We Loaded 2.5 Million Medical Codes Into a Database. Here's Why.
Before we built a single AI feature, we built a database. Not because databases are exciting, but because every claim denial we've ever seen traces back to a gap in the underlying code data. You can't catch what you can't look up.
Here's what's in it and why each piece matters.
The Five Tables
ICD-10: 74,719 Diagnosis Codes
ICD-10-CM is the diagnosis coding system used on every claim submitted to every payer in the US. The 2025 edition has 74,719 codes. Each code maps to a specific diagnosis — F32.1 is major depressive disorder, single episode, moderate. F41.1 is generalized anxiety disorder. F43.10 is post-traumatic stress disorder, unspecified.
We store the full code, description, valid billing indicator, and the code's position in the ICD-10 hierarchy. The hierarchy matters because some payers require a specific level of specificity — billing F32 (unspecified depression) when F32.1 is available can trigger a denial for insufficient diagnosis detail.
NCCI PTP: 2,387,727 Bundling Edits
The NCCI Procedure-to-Procedure edit table defines which CPT code pairs cannot be billed together without a modifier. With 2.38 million pairs, this is the largest table in our database and the most important one for denial prevention.
Each record contains the column-one code, the column-two code, the modifier indicator (0 = modifier not allowed, 1 = modifier allowed), the effective date, and the deletion date. When a claim contains two CPT codes, we check this table. If the pair is flagged and no valid modifier is present, the claim is blocked before submission.

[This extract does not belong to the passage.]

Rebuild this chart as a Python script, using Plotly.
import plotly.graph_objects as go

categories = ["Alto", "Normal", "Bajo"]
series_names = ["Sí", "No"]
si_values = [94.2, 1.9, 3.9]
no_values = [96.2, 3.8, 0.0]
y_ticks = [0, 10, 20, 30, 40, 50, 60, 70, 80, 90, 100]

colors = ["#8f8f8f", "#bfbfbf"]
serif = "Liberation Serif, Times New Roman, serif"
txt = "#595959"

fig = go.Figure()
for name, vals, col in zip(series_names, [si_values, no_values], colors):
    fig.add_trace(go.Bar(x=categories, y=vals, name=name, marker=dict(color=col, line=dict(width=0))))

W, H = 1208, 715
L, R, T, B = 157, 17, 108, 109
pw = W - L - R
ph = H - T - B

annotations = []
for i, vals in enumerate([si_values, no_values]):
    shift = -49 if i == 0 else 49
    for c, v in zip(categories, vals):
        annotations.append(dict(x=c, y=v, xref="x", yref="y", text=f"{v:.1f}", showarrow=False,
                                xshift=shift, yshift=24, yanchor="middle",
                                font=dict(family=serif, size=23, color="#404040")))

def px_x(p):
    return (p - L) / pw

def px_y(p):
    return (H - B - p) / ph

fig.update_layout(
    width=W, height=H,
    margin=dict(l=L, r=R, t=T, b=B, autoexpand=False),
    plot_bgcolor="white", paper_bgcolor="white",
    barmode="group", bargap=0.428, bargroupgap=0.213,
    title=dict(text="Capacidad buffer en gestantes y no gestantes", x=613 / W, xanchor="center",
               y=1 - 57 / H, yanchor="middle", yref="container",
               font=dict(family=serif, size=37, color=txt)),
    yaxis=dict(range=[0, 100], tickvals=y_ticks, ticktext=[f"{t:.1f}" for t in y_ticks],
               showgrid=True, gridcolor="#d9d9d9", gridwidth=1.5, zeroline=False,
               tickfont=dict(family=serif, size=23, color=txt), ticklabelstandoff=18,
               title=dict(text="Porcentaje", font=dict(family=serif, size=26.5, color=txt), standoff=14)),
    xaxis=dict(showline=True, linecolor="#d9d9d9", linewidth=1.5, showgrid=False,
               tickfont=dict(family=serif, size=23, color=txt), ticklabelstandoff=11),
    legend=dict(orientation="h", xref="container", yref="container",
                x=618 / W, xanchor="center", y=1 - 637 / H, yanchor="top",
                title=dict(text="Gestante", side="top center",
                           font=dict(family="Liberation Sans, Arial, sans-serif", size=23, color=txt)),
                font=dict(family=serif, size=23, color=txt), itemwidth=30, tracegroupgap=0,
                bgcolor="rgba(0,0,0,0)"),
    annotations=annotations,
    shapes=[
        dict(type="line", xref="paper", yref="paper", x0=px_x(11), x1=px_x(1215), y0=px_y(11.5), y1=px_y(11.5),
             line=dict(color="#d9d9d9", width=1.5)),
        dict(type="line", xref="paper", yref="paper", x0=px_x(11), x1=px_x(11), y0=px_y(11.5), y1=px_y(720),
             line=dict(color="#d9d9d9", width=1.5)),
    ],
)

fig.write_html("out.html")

CPT RVU: 15,804 Procedure Codes
The CPT RVU (Relative Value Unit) table is published by CMS and defines the payment weight for every CPT code. Each record contains the work RVU, practice expense RVU, malpractice RVU, and total RVU. Multiply the total RVU by the Medicare conversion factor ($33.89 in 2025) and you get the national payment rate.

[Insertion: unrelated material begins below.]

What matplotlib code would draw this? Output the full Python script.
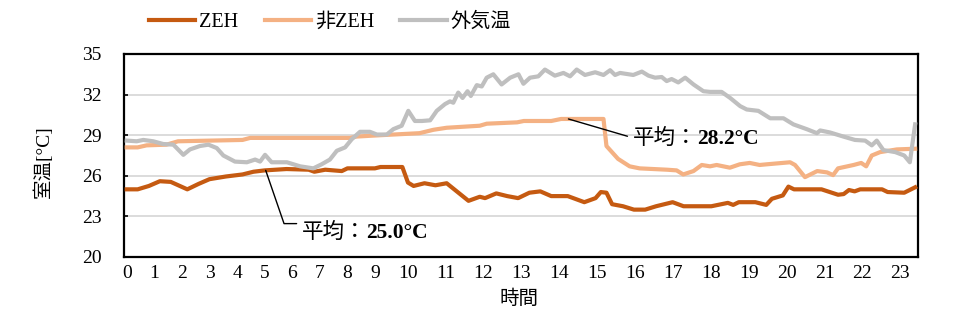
import matplotlib.pyplot as plt
import numpy as np

plt.rcParams['font.family'] = ['Liberation Serif', 'Noto Sans CJK JP']

# 室温・外気温の推移 (時刻は時間単位)
zeh_t = [0.0, 0.33, 0.67, 1.0, 1.33, 1.83, 2.17, 2.5, 3.0, 3.5, 3.83, 4.17, 4.83,
         5.5, 5.67, 6.0, 6.5, 6.67, 7.5, 7.67, 8.33, 8.5, 8.67, 9.0, 9.33, 9.67,
         10.0, 10.33, 10.67, 10.83, 11.17, 11.5, 11.83, 12.17, 12.5, 12.83, 13.33,
         13.83, 14.17, 14.33, 14.5, 14.67, 15.0, 15.33, 15.67, 16.0, 16.5, 16.83,
         17.67, 18.17, 18.33, 18.5, 19.0, 19.33, 19.5, 19.83, 20.0, 20.17, 21.0,
         21.5, 21.67, 21.83, 22.0, 22.17, 22.83, 23.0, 23.5, 23.83]
zeh_v = [25.0, 25.0, 25.25, 25.6, 25.55, 25.0, 25.4, 25.75, 25.95, 26.1, 26.3, 26.4, 26.5,
         26.45, 26.3, 26.45, 26.35, 26.55, 26.55, 26.65, 26.65, 25.5, 25.25, 25.45, 25.3, 25.45,
         24.8, 24.15, 24.45, 24.35, 24.7, 24.5, 24.35, 24.75, 24.85, 24.5, 24.5,
         24.05, 24.35, 24.8, 24.75, 23.9, 23.75, 23.5, 23.5, 23.75, 24.05, 23.75,
         23.75, 24.0, 23.85, 24.05, 24.05, 23.85, 24.3, 24.55, 25.2, 25.0, 25.0,
         24.6, 24.65, 24.95, 24.85, 25.0, 25.0, 24.8, 24.75, 25.15]

non_t = [0.0, 0.33, 0.6, 1.2, 1.55, 3.5, 3.73, 6.75, 6.95, 7.67, 8.85, 9.27, 9.67,
         10.67, 10.88, 11.8, 12.0, 12.83, 13.13, 14.41, 14.5, 14.85, 15.2, 15.5,
         16.33, 16.62, 16.82, 17.13, 17.38, 17.63, 17.83, 18.23, 18.53, 18.83, 19.13,
         19.35, 20.05, 20.2, 20.5, 20.87, 21.17, 21.35, 21.5, 21.97, 22.2, 22.35,
         22.52, 22.77, 23.28, 23.83]
non_v = [28.1, 28.1, 28.25, 28.3, 28.55, 28.65, 28.8, 28.8, 28.9, 29.0, 29.15, 29.4, 29.55,
         29.7, 29.85, 29.95, 30.05, 30.05, 30.2, 30.2, 28.2, 27.25, 26.7, 26.55,
         26.45, 26.4, 26.1, 26.35, 26.8, 26.7, 26.8, 26.6, 26.85, 26.95, 26.8,
         26.85, 27.0, 26.8, 25.9, 26.35, 26.25, 26.05, 26.55, 26.8, 26.95, 26.7,
         27.5, 27.75, 27.95, 28.0]

out_t = [0.0, 0.3, 0.5, 0.8, 1.1, 1.41, 1.71, 1.91, 2.21, 2.47, 2.72, 2.92, 3.27,
         3.63, 3.88, 4.03, 4.18, 4.38, 4.84, 5.24, 5.64, 5.89, 6.14, 6.35, 6.6,
         6.8, 7.05, 7.35, 7.56, 7.86, 8.06, 8.31, 8.51, 8.71, 8.92, 9.17, 9.37,
         9.62, 9.77, 9.87, 10.02, 10.15, 10.3, 10.4, 10.58, 10.73, 10.88, 11.08,
         11.33, 11.59, 11.84, 11.99, 12.19, 12.44, 12.64, 12.94, 13.2, 13.4, 13.6,
         13.85, 14.16, 14.41, 14.61, 14.76, 14.91, 15.31, 15.57, 15.77, 15.97, 16.17,
         16.32, 16.47, 16.67, 16.88, 17.13, 17.43, 17.63, 17.98, 18.24, 18.54, 18.74,
         19.09, 19.45, 19.85, 20.15, 20.55, 20.86, 20.96, 21.26, 21.66, 22.01, 22.32,
         22.52, 22.67, 22.87, 23.23, 23.5, 23.67, 23.83]
out_v = [28.6, 28.55, 28.65, 28.55, 28.35, 28.3, 27.55, 27.95, 28.2, 28.3, 28.05, 27.5, 27.05,
         27.0, 27.2, 27.05, 27.55, 27.0, 27.0, 26.7, 26.55, 26.85, 27.2, 27.85, 28.1,
         28.7, 29.25, 29.25, 29.05, 29.05, 29.45, 29.7, 30.8, 30.05, 30.05, 30.1, 30.8,
         31.3, 31.5, 31.4, 32.15, 31.75, 32.25, 31.9, 32.7, 32.6, 33.25, 33.5,
         32.75, 33.25, 33.5, 32.8, 33.25, 33.35, 33.85, 33.4, 33.6, 33.35, 33.85,
         33.45, 33.65, 33.45, 33.8, 33.45, 33.6, 33.45, 33.7, 33.4, 33.25, 33.3,
         33.0, 33.15, 32.9, 33.25, 32.75, 32.25, 32.2, 32.2, 31.75, 31.15, 30.9,
         30.8, 30.25, 30.25, 29.8, 29.45, 29.15, 29.35, 29.2, 28.9, 28.65, 28.6,
         28.25, 28.6, 27.9, 27.75, 27.5, 27.0, 29.8]

hour_labels = [str(h) for h in range(24)]
y_ticks = [20, 23, 26, 29, 32, 35]

fig = plt.figure(figsize=(9.55, 3.27), dpi=100)
fig.set_facecolor("white")
ax = fig.add_axes([124 / 955, 70 / 327, 794 / 955, 203 / 327])

ax.plot(zeh_t, zeh_v, color="#C55A11", lw=3, solid_joinstyle="round", label="ZEH", zorder=3)
ax.plot(non_t, non_v, color="#F4B183", lw=3, solid_joinstyle="round", label="非ZEH", zorder=3)
ax.plot(out_t, out_v, color="#BFBFBF", lw=3, solid_joinstyle="round", label="外気温", zorder=3)

ax.set_xlim(-1 / 12, 24 - 1 / 12)
ax.set_ylim(20, 35)
ax.set_yticks(y_ticks)
ax.yaxis.grid(True, color="#D9D9D9", lw=1.3, zorder=1)
ax.set_axisbelow(True)
for sp in ax.spines.values():
    sp.set_linewidth(1.6)

# 時刻ラベルは文字幅＋空白で並べた間隔
d, s = 0.311, 0.523
xpos = [0.0]
for a, b in zip(hour_labels[:-1], hour_labels[1:]):
    xpos.append(xpos[-1] + (len(a) + len(b)) * d / 2 + s)
ax.set_xticks(xpos, hour_labels)

ax.tick_params(axis="y", direction="in", length=3, width=1.2, labelsize=14, pad=16)
ax.tick_params(axis="x", length=0, labelsize=14, pad=6)

ax.set_ylabel("室温[°C]", fontsize=14)
ax.yaxis.set_label_coords(-0.09, 0.47)
ax.set_xlabel("時間", fontsize=14)
ax.xaxis.set_label_coords(0.4975, -0.16)

# 平均値の吹き出し
t1 = ax.text(5.29, 21.8, "平均：", ha="left", va="center", fontsize=15.5)
ax.annotate("25.0°C", xy=(1, 0.5), xycoords=t1, ha="left", va="center",
            fontsize=15.5, fontweight="bold")
ax.annotate("", xy=(4.2, 26.4), xytext=(-0.08, 0.95), textcoords=t1,
            arrowprops=dict(arrowstyle="-", color="black", lw=1, shrinkA=0, shrinkB=0,
                            connectionstyle="angle,angleA=0,angleB=-71"))

t2 = ax.text(15.29, 28.7, "平均：", ha="left", va="center", fontsize=15.5)
ax.annotate("28.2°C", xy=(1, 0.5), xycoords=t2, ha="left", va="center",
            fontsize=15.5, fontweight="bold")
ax.annotate("", xy=(13.35, 30.2), xytext=(-0.08, 0.65), textcoords=t2,
            arrowprops=dict(arrowstyle="-", color="black", lw=1, shrinkA=0, shrinkB=0))

fig.legend(loc="center", bbox_to_anchor=(0.3455, 1 - 22 / 327), ncol=3, frameon=False,
           handlelength=2.3, handletextpad=0.2, columnspacing=1.3, fontsize=14.5)

plt.savefig("out.png", dpi=100)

We use this table for two things: validating that the billed amount is within a reasonable range for the code, and flagging claims where the RVU-based expected payment is significantly higher than what the practice has been collecting — which often indicates a coding error.
MUE: 15,095 Medically Unlikely Edits
Medically Unlikely Edits (MUEs) define the maximum number of units that can be billed for a single CPT code on a single date of service. CPT 90837 (60-minute psychotherapy) has an MUE of 1 — you can't bill it twice in one day for the same patient. CPT 90832 (30-minute psychotherapy) also has an MUE of 1.

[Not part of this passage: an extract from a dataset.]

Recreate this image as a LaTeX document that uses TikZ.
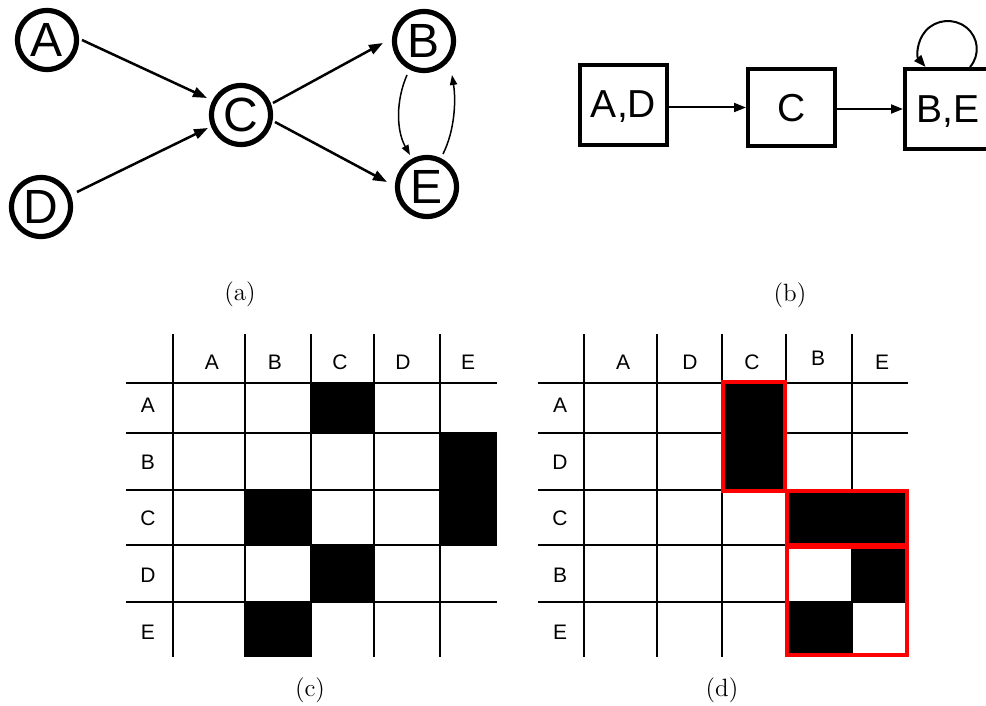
\documentclass[tikz,border=0pt]{standalone}
\usepackage{fontspec}
\setsansfont{Liberation Sans}
\usetikzlibrary{arrows.meta}
\tikzset{
  gnode/.style={circle,draw,line width=2.6pt,minimum size=29.5pt,inner sep=0pt,font=\sffamily\fontsize{24}{24}\selectfont},
  garrow/.style={line width=1.25pt,-{Triangle[length=7pt,width=5pt]}},
  carrow/.style={line width=0.75pt,-{Triangle[length=5pt,width=3.6pt]}},
  cbox/.style={draw,line width=2pt,inner sep=0pt,text depth=0pt,font=\sffamily\fontsize{19.5}{19.5}\selectfont},
  barrow/.style={line width=1pt,-{Triangle[length=6pt,width=4.5pt]}},
  gridline/.style={line width=0.75pt},
  lab/.style={font=\sffamily\fontsize{10.5}{10.5}\selectfont,inner sep=0pt},
  captext/.style={font=\fontsize{12.5}{15}\selectfont,inner sep=0pt},
  redbox/.style={draw=red,line width=2pt}
}
\begin{document}
\begin{tikzpicture}[x=0.5pt,y=-0.5pt]
\useasboundingbox (0,0) rectangle (986,706);
% ---------- (a) graph ----------
\node[gnode] (A) at (47,40) {A};
\node[gnode] (D) at (41,207) {D};
\node[gnode] (C) at (241,115) {C};
\node[gnode] (B) at (424,41) {B};
\node[gnode] (E) at (427,187) {E};
\draw[garrow] ([shift={(35,0)}]A.center) -- ([shift={(-34,-17)}]C.center);
\draw[garrow] ([shift={(36,-15)}]D.center) -- ([shift={(-33,13)}]C.center);
\draw[garrow] ([shift={(32,-12)}]C.center) -- ([shift={(-41,2)}]B.center);
\draw[garrow] ([shift={(34,7)}]C.center) -- ([shift={(-40,-5)}]E.center);
\draw[carrow] ([shift={(-17,34)}]B.center) .. controls +(-11,25) and +(-14,-25) .. ([shift={(-17,-32)}]E.center);
\draw[carrow] ([shift={(16,-33)}]E.center) .. controls +(12,-24) and +(4,25) .. ([shift={(28,34)}]B.center);
\node[captext] (capa) at (240,294) {(a)};
% ---------- (b) condensed graph ----------
\node[cbox,minimum width=43.5pt,minimum height=40pt,text height=13pt] (AD) at (623.5,105) {A,D};
\node[cbox,minimum width=43.5pt,minimum height=38.5pt,text height=14.5pt] (CC) at (791.5,107.5) {C};
\node[cbox,minimum width=43pt,minimum height=40pt,text height=14pt] (BE) at (948,109) {B,E};
\draw[barrow] (AD.east |- CC.west) -- (CC.west);
\draw[barrow] (CC.east |- BE.west) -- (BE.west);
\draw[barrow] ([shift={(22,0)}]BE.north) arc[start angle=40, end angle=-220, x radius=29, y radius=28];
\node[captext] (capb) at (790,295) {(b)};
% ---------- (c) matrix ----------
\foreach \x in {173,245,311,374,440} \draw[gridline] (\x,334) -- (\x,657);
\foreach \y in {383,433,490,545,602} \draw[gridline] (126,\y) -- (497,\y);
\fill (311,383) rectangle (374,433);
\fill (440,433) rectangle (497,545);
\fill (245,490) rectangle (311,545);
\fill (311,545) rectangle (374,602);
\fill (245,602) rectangle (311,657);
\foreach \t/\x in {A/212,B/275,C/340,D/403,E/468} \node[lab] (ch\t) at (\x,362) {\t};
\foreach \t/\y in {A/405,B/462,C/518,D/575,E/632} \node[lab] (cr\t) at (148,\y) {\t};
\node[captext] (capc) at (310,690) {(c)};
% ---------- (d) reordered matrix ----------
\foreach \x in {584,657,722,786,852} \draw[gridline] (\x,334) -- (\x,657);
\foreach \y in {383,433,490,545,602} \draw[gridline] (538,\y) -- (908,\y);
\fill (723,382) rectangle (785,491);
\fill (787,491) rectangle (907,545);
\fill (852,545) rectangle (907,602);
\fill (787,602) rectangle (852,655);
\draw[redbox] (723,382) rectangle (785,491);
\draw[redbox] (787,491) rectangle (907,545);
\draw[redbox] (787,547) rectangle (907,655);
\foreach \t/\x/\y in {A/623/362,D/690/362,C/752/362,B/818/358,E/882/362} \node[lab] (dh\t) at (\x,\y) {\t};
\foreach \t/\y in {A/405,D/462,C/518,B/575,E/632} \node[lab] (dr\t) at (560,\y) {\t};
\node[captext] (capd) at (722,690) {(d)};
\end{tikzpicture}
\end{document}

Billing above the MUE triggers an automatic denial. Our engine checks every line item against the MUE table before the claim goes out. If a claim has 2 units of 90837, it gets flagged and corrected.
HCPCS: 8,727 Supply and Service Codes
HCPCS Level II codes cover supplies, equipment, and services not in the CPT system — things like telehealth originating site fees (Q3014) and certain behavioral health services. Mental health practices billing for telehealth services need these codes on specific claim types.
We store the full HCPCS code set with coverage indicators and payer-specific billing requirements.
How They Work Together
When a claim is generated, our engine runs it through all five tables in sequence. First, every ICD-10 code is validated for specificity and valid billing status. Then every CPT pair is checked against the NCCI PTP table. Then every line item's units are checked against the MUE table. Then the billed amounts are compared against RVU-based expected rates. Finally, any HCPCS codes are validated for the specific payer.
A claim that passes all five checks goes out. A claim that fails gets a specific, actionable correction instruction — not a vague error message, but the exact rule that was violated and what needs to change.
That's 2,505,007 records standing between your claim and a denial.